◆ **Goal of the exercise**
All of the entries must be reproduced exactly, with no images carried over.

## START Provided data

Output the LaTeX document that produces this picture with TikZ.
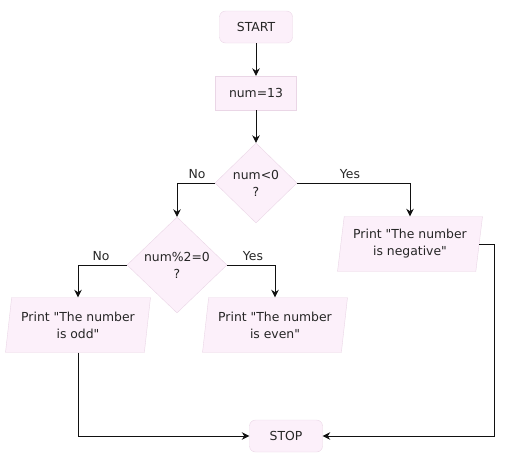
\documentclass[tikz,border=0pt]{standalone}
\usepackage{fontspec}
\setmainfont{DejaVu Sans}[Ligatures=TeXOff]
\usetikzlibrary{shapes.geometric,arrows.meta}
\definecolor{boxfill}{HTML}{FCF0FA}
\definecolor{boxline}{HTML}{EAD6E6}
\definecolor{txt}{HTML}{262626}
\definecolor{conn}{HTML}{111111}
\begin{document}
\begin{tikzpicture}[x=1pt,y=-1pt,
  every node/.style={font=\fontsize{12.4}{17}\selectfont, text=txt},
  term/.style={draw=boxline, fill=boxfill, rounded corners=6pt, minimum width=73pt, minimum height=32pt, inner sep=0pt},
  proc/.style={draw=boxline, fill=boxfill, minimum width=81pt, minimum height=34pt, inner sep=0pt},
  decis/.style={draw=boxline, fill=boxfill, diamond, inner sep=0pt},
  io/.style={draw=boxline, fill=boxfill, trapezium, trapezium left angle=77, trapezium right angle=103,
     trapezium stretches body=true, minimum width=145pt, minimum height=55pt, inner sep=0pt, align=center},
  conn/.style={draw=conn, line width=0.9pt, -{Stealth[length=7.5pt,width=7.5pt]}},
  lab/.style={inner sep=0pt}
]
\useasboundingbox (0,0) rectangle (505,461);

\node[term] (start) at (256,27) {START};
\node[proc] (init) at (256,93) {num=13};
\node[decis, minimum width=82pt, minimum height=80pt,
  label={[align=center, text=txt]center:num<0\\?}] (d1) at (256,183) {};
\node[decis, minimum width=100pt, minimum height=96pt,
  label={[align=center, text=txt]center:num\%2=0\\?}] (d2) at (177,265) {};
\node[io] (neg) at (410,244) {Print "The number\\is negative"};
\node[io] (odd) at (78,325) {Print "The number\\is odd"};
\node[io] (even) at (275,325) {Print "The number\\is even"};
\node[term] (stop) at (286,436) {STOP};
\coordinate (rc) at (494,0);

\node[lab] (lyes1) at (350,174) {Yes};
\node[lab] (lno1) at (197,174) {No};
\node[lab] (lyes2) at (253,256) {Yes};
\node[lab] (lno2) at (101,256) {No};

\draw[conn] (start) -- (init);
\draw[conn] (init) -- (d1);
\draw[conn] (d1.east) -| (neg.north);
\draw[conn] (d1.west) -| (d2.north);
\draw[conn] (d2.east) -| (even.north);
\draw[conn] (d2.west) -| (odd.north);
\draw[conn] (odd.south) |- (stop.west);
\draw[conn] (neg.east) -- (neg.east -| rc) |- (stop.east);
\end{tikzpicture}
\end{document}
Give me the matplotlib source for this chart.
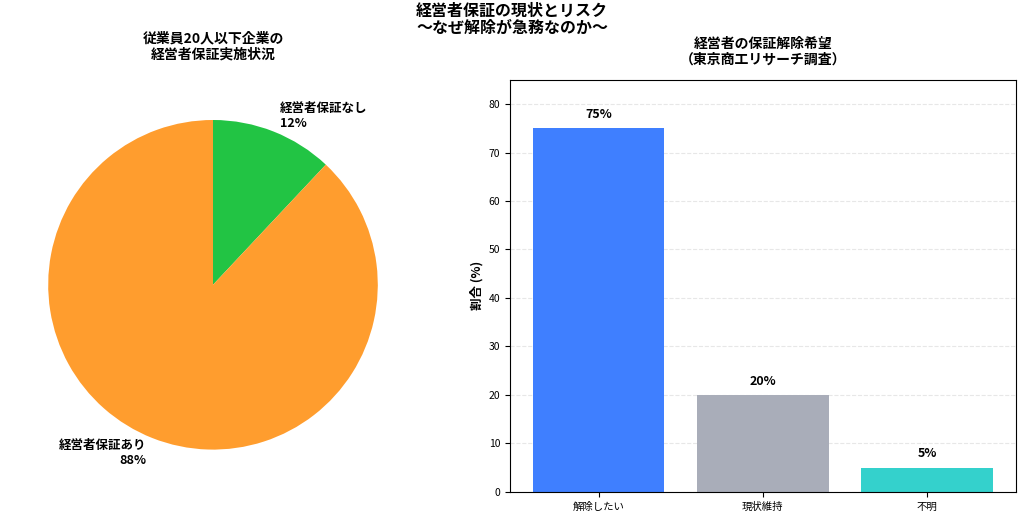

## END Provided data

◆ **Final result**
Output the LaTeX document that produces this picture with TikZ.
\documentclass[tikz,border=0pt]{standalone}
\usepackage{fontspec}
\setmainfont{DejaVu Sans}[Ligatures=TeXOff]
\usetikzlibrary{shapes.geometric,arrows.meta}
\definecolor{boxfill}{HTML}{FCF0FA}
\definecolor{boxline}{HTML}{EAD6E6}
\definecolor{txt}{HTML}{262626}
\definecolor{conn}{HTML}{111111}
\begin{document}
\begin{tikzpicture}[x=1pt,y=-1pt,
  every node/.style={font=\fontsize{12.4}{17}\selectfont, text=txt},
  term/.style={draw=boxline, fill=boxfill, rounded corners=6pt, minimum width=73pt, minimum height=32pt, inner sep=0pt},
  proc/.style={draw=boxline, fill=boxfill, minimum width=81pt, minimum height=34pt, inner sep=0pt},
  decis/.style={draw=boxline, fill=boxfill, diamond, inner sep=0pt},
  io/.style={draw=boxline, fill=boxfill, trapezium, trapezium left angle=77, trapezium right angle=103,
     trapezium stretches body=true, minimum width=145pt, minimum height=55pt, inner sep=0pt, align=center},
  conn/.style={draw=conn, line width=0.9pt, -{Stealth[length=7.5pt,width=7.5pt]}},
  lab/.style={inner sep=0pt}
]
\useasboundingbox (0,0) rectangle (505,461);

\node[term] (start) at (256,27) {START};
\node[proc] (init) at (256,93) {num=13};
\node[decis, minimum width=82pt, minimum height=80pt,
  label={[align=center, text=txt]center:num<0\\?}] (d1) at (256,183) {};
\node[decis, minimum width=100pt, minimum height=96pt,
  label={[align=center, text=txt]center:num\%2=0\\?}] (d2) at (177,265) {};
\node[io] (neg) at (410,244) {Print "The number\\is negative"};
\node[io] (odd) at (78,325) {Print "The number\\is odd"};
\node[io] (even) at (275,325) {Print "The number\\is even"};
\node[term] (stop) at (286,436) {STOP};
\coordinate (rc) at (494,0);

\node[lab] (lyes1) at (350,174) {Yes};
\node[lab] (lno1) at (197,174) {No};
\node[lab] (lyes2) at (253,256) {Yes};
\node[lab] (lno2) at (101,256) {No};

\draw[conn] (start) -- (init);
\draw[conn] (init) -- (d1);
\draw[conn] (d1.east) -| (neg.north);
\draw[conn] (d1.west) -| (d2.north);
\draw[conn] (d2.east) -| (even.north);
\draw[conn] (d2.west) -| (odd.north);
\draw[conn] (odd.south) |- (stop.west);
\draw[conn] (neg.east) -- (neg.east -| rc) |- (stop.east);
\end{tikzpicture}
\end{document}
Give me the matplotlib source for this chart.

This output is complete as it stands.